## Data lines
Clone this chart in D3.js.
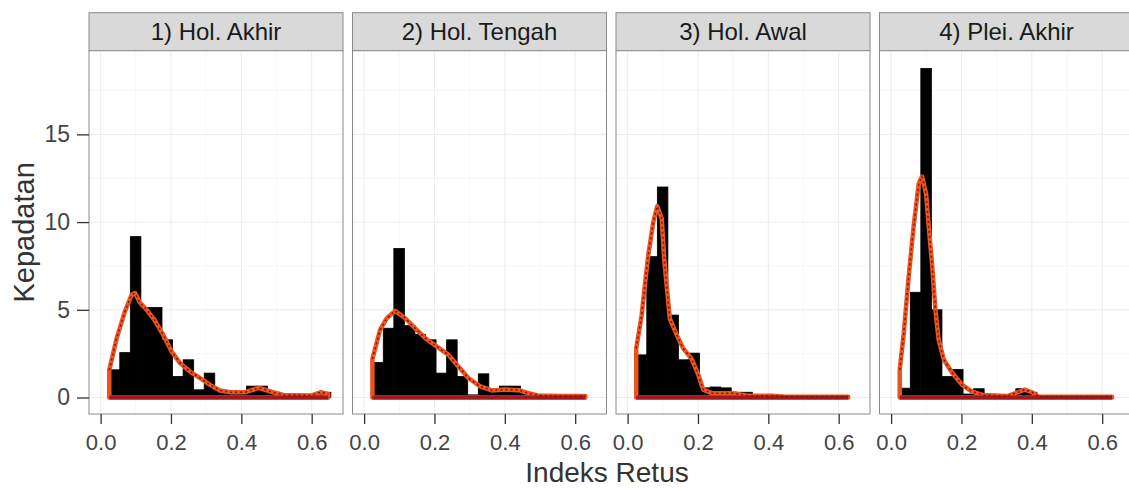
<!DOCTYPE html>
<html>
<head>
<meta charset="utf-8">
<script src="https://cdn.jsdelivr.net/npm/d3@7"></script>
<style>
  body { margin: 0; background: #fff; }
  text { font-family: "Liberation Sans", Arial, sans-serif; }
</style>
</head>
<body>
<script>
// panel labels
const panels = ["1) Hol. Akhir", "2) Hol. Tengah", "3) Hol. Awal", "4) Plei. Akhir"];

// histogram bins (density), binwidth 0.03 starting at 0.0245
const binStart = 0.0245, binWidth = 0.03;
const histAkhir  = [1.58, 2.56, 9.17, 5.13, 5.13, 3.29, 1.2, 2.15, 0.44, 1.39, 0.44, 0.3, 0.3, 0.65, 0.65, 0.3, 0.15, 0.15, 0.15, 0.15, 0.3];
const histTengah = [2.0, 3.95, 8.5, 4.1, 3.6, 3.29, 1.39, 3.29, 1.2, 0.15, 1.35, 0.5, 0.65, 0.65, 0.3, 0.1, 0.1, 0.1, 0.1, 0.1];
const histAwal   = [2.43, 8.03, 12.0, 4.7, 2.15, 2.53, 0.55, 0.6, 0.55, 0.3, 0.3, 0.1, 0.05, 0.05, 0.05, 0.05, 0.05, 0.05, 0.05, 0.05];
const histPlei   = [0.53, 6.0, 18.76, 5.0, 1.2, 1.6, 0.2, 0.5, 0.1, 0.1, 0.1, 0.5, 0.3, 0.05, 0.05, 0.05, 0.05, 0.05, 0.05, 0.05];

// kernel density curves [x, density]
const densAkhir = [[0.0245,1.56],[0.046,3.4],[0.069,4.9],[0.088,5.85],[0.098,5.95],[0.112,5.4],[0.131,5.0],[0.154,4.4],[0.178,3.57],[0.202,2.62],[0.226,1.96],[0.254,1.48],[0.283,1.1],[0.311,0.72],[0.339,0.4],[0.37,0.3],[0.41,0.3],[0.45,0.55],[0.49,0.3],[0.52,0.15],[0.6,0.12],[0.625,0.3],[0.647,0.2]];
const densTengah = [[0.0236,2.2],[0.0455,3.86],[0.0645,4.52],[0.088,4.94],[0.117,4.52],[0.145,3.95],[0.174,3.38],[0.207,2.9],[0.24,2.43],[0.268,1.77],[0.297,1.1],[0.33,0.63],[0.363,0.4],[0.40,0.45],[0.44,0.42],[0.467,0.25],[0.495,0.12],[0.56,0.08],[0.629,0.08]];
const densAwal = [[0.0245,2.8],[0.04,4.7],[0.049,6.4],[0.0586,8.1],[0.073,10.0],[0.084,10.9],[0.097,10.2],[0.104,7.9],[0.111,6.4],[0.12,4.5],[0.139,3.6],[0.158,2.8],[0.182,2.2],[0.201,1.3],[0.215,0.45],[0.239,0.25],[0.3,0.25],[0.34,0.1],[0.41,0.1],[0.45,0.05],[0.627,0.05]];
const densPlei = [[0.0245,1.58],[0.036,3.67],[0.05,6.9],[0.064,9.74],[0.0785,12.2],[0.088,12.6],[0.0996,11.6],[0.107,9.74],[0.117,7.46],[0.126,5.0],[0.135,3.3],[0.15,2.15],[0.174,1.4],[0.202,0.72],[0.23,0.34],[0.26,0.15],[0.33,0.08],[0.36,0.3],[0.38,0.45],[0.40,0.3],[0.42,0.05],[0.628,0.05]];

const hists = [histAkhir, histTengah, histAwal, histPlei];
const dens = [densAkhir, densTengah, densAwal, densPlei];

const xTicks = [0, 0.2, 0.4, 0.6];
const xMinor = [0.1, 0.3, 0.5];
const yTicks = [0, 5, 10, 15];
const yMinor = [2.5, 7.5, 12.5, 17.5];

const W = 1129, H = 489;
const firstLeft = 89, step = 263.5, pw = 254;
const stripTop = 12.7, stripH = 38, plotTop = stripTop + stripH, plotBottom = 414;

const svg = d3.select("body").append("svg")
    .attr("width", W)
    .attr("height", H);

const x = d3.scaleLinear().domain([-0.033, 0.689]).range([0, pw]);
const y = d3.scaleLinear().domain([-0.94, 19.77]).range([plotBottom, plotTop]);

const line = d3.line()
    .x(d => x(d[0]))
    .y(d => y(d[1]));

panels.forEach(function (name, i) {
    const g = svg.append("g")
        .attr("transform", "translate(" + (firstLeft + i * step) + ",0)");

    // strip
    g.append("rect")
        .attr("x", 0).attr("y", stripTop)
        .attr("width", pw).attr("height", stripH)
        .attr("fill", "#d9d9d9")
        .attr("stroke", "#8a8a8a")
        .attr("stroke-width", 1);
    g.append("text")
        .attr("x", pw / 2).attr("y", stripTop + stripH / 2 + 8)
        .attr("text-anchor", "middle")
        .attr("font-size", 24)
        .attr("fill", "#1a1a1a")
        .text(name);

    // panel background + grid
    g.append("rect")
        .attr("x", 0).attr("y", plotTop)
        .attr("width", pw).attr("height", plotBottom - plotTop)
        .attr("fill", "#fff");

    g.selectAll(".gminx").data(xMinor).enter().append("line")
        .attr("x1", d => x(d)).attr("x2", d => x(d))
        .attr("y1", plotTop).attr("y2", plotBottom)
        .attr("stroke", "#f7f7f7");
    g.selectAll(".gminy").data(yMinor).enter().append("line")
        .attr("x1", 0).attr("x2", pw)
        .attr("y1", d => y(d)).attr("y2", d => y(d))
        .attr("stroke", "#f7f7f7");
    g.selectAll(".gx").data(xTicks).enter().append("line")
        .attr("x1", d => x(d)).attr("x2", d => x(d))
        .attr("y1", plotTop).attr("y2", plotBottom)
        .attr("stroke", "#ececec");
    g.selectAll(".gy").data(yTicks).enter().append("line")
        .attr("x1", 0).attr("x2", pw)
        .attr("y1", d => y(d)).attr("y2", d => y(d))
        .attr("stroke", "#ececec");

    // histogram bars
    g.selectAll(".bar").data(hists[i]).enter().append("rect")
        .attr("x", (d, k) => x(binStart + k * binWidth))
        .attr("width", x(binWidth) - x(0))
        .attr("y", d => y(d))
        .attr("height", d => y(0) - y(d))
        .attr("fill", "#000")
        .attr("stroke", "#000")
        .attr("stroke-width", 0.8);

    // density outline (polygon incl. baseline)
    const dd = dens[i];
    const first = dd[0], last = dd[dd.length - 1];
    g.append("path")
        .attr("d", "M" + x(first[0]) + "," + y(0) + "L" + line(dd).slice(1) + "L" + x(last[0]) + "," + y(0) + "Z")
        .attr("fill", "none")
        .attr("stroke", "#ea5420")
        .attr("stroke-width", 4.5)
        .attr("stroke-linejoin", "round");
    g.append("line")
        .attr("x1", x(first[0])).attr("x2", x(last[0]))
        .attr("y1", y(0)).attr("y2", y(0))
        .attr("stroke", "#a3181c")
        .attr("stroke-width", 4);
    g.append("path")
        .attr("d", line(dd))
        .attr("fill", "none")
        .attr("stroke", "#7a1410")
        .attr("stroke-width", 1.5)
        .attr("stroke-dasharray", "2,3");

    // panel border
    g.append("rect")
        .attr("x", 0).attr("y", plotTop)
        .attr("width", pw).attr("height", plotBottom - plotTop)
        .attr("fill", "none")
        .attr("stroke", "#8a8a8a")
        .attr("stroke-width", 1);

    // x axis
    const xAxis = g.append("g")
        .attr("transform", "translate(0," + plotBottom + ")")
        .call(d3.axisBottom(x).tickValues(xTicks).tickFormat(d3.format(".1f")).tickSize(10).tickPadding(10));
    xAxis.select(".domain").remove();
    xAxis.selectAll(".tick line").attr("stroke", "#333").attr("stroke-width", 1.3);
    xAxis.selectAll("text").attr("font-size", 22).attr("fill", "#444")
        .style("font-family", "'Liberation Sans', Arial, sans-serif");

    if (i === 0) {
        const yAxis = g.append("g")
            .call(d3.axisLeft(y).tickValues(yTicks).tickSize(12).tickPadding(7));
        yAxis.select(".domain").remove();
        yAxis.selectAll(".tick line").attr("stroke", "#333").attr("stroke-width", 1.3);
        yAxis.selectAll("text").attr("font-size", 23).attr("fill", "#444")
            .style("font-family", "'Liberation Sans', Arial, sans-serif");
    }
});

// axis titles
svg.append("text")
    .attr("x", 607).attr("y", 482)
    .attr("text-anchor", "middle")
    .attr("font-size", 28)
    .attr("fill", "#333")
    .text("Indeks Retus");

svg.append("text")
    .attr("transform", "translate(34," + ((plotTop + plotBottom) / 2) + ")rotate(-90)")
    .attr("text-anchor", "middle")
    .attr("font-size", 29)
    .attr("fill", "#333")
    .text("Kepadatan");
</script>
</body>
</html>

## Goal of the exercise
From the first line above down to the line with "0.3, 0.05, 0.05, 0.05, 0.05, 0.05, 0.05, 0.05];", reproduce every line and no others, omitting pictures.

## Answer for the task
Clone this chart in D3.js.
<!DOCTYPE html>
<html>
<head>
<meta charset="utf-8">
<script src="https://cdn.jsdelivr.net/npm/d3@7"></script>
<style>
  body { margin: 0; background: #fff; }
  text { font-family: "Liberation Sans", Arial, sans-serif; }
</style>
</head>
<body>
<script>
// panel labels
const panels = ["1) Hol. Akhir", "2) Hol. Tengah", "3) Hol. Awal", "4) Plei. Akhir"];

// histogram bins (density), binwidth 0.03 starting at 0.0245
const binStart = 0.0245, binWidth = 0.03;
const histAkhir  = [1.58, 2.56, 9.17, 5.13, 5.13, 3.29, 1.2, 2.15, 0.44, 1.39, 0.44, 0.3, 0.3, 0.65, 0.65, 0.3, 0.15, 0.15, 0.15, 0.15, 0.3];
const histTengah = [2.0, 3.95, 8.5, 4.1, 3.6, 3.29, 1.39, 3.29, 1.2, 0.15, 1.35, 0.5, 0.65, 0.65, 0.3, 0.1, 0.1, 0.1, 0.1, 0.1];
const histAwal   = [2.43, 8.03, 12.0, 4.7, 2.15, 2.53, 0.55, 0.6, 0.55, 0.3, 0.3, 0.1, 0.05, 0.05, 0.05, 0.05, 0.05, 0.05, 0.05, 0.05];
const histPlei   = [0.53, 6.0, 18.76, 5.0, 1.2, 1.6, 0.2, 0.5, 0.1, 0.1, 0.1, 0.5, 0.3, 0.05, 0.05, 0.05, 0.05, 0.05, 0.05, 0.05];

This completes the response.